Mad Man Charlie Peters Comes To Washington, Part One
We all know Kennedy’s line how success has a thousand fathers, and failure is an orphan. We know, too, those of us who follow those early years of the Peace Corps, that everyone who was there at the beginning, in one way or the other, winks and whispers, ‘well, if it wasn’t for me….’
The truth is that the backbone of the Peace Corps creation was Warren Wiggins and Bill Josephson and their ‘Towering Task’. That paper gave Shriver the spear he needed to carry. Harris Wofford was the philosopher/king of the Peace Corps, with his grand vision for the agency and the Volunteers. (Charlie Peters once said to me that everyday Wofford had a thousand new ideas and 999 of them were worthless, but the one good idea left was brilliant!)
We know, too, that Bill Moyers with his connection to LBJ saved the Peace Corps from being part of AID, and his role as Associate Director for Public Affairs created the image, the myth, and the mythology of the Peace Corps that has lasted all these years.
There was one other central person who really mattered in how the Peace Corps was developed, the man who from almost day one kept the agency on the straight and narrow, a person, Wiggins said, who had one of the “few first class minds” at the Peace Corps, and that was Charlie Peters, Chief of the Division of Evaluation.
Charlie was not a Mad Men type, (but he was really a Mad Man!). He would never have made it into the script, but he would have if this program was real and not made for t.v.
Charlie was from West Virginia. He was a small town lawyer and a state legislator. He was more of out the pages of Robert Penn Warren’s All the King’s Men then Madison Avenue world of advertising, but a good script writer (or novelist) would know they had a jewel in Charlie. Charlie Peters was the real deal. Ask any of the Evaluators who worked with him in those early years.
Charlie came from an important family in the rural West Virginia and he managed JFK’s successful campaign for the presidency, no easy thing to sell a Boston Catholic in that Protestant state.
During the 1960 campaign Charlie impressed everyone from Washington, everyone in the New Administration, all those Irish Boston Mafia: Larry O’Brien, Kenny O’Donnell, Bobby Kennedy, and when they asked Charlie what job he wanted in Washington, Charlie Peters said he wanted to work in the Peace Corps. They could have shit!
Kenny O’Donnell, for one, hated the whole idea of the Peace Corps.

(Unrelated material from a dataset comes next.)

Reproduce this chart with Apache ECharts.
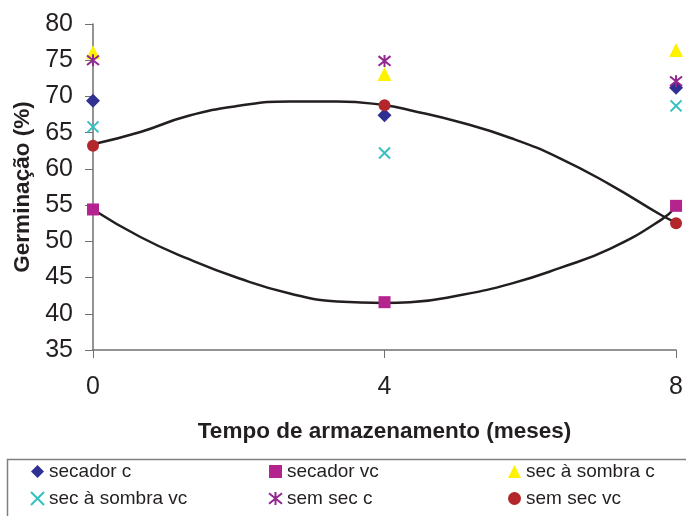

He told Bill Haddad, who ended up in the Peace Corps himself, that the Peace Corps was just a ‘campaign gimmick, a kooky, liberal reform idea.”
O’Donnell was part of the pragmatic Kennedy camp, as Coates Redmon pointed out in her book. Peters, however, coming from the back of the beyond, Charleston, West Virginia, had a vision of the future.
The Kennedy team owed Charlie for winning West Virginia so Kenny O’Donnell called Shriver and told him that Charlie Peters wanted to be part of the new Peace Corps. And to O’Donnell’s credit, he told Sarge that Charlie was the greatest thing since sliced bread.
Word spread quickly among the Mad Men that a great man was coming out of West Virginia to join the new administration. A great man who only wanted to work with the Peace Corps. He was coming to the Peace Corps with high praise from Kenny O’Donnell, Larry O’Brian, and Bobby Kennedy himself.
But who was Charlie Peters?
Shriver and the Mad Men would soon find out.
[End of Part One]
True enough. Charley was as unlike the other egomaniacs in the early Peace Corps, but he was – in his own way – an egomaniac. His idea of a discreet, almost underscover, Evaluation Division helped Peace Corps end bad programs, exit poor staff, and keep Peace Corps Washington’s eye on the ball: what was happening overseas.
He had no sentimental interest in Peace Corps Volunteers as such. He didn’t think we were “special.” That was a good mind set in those early days when Volunteers liked to make Washington-types think they really did walk on water.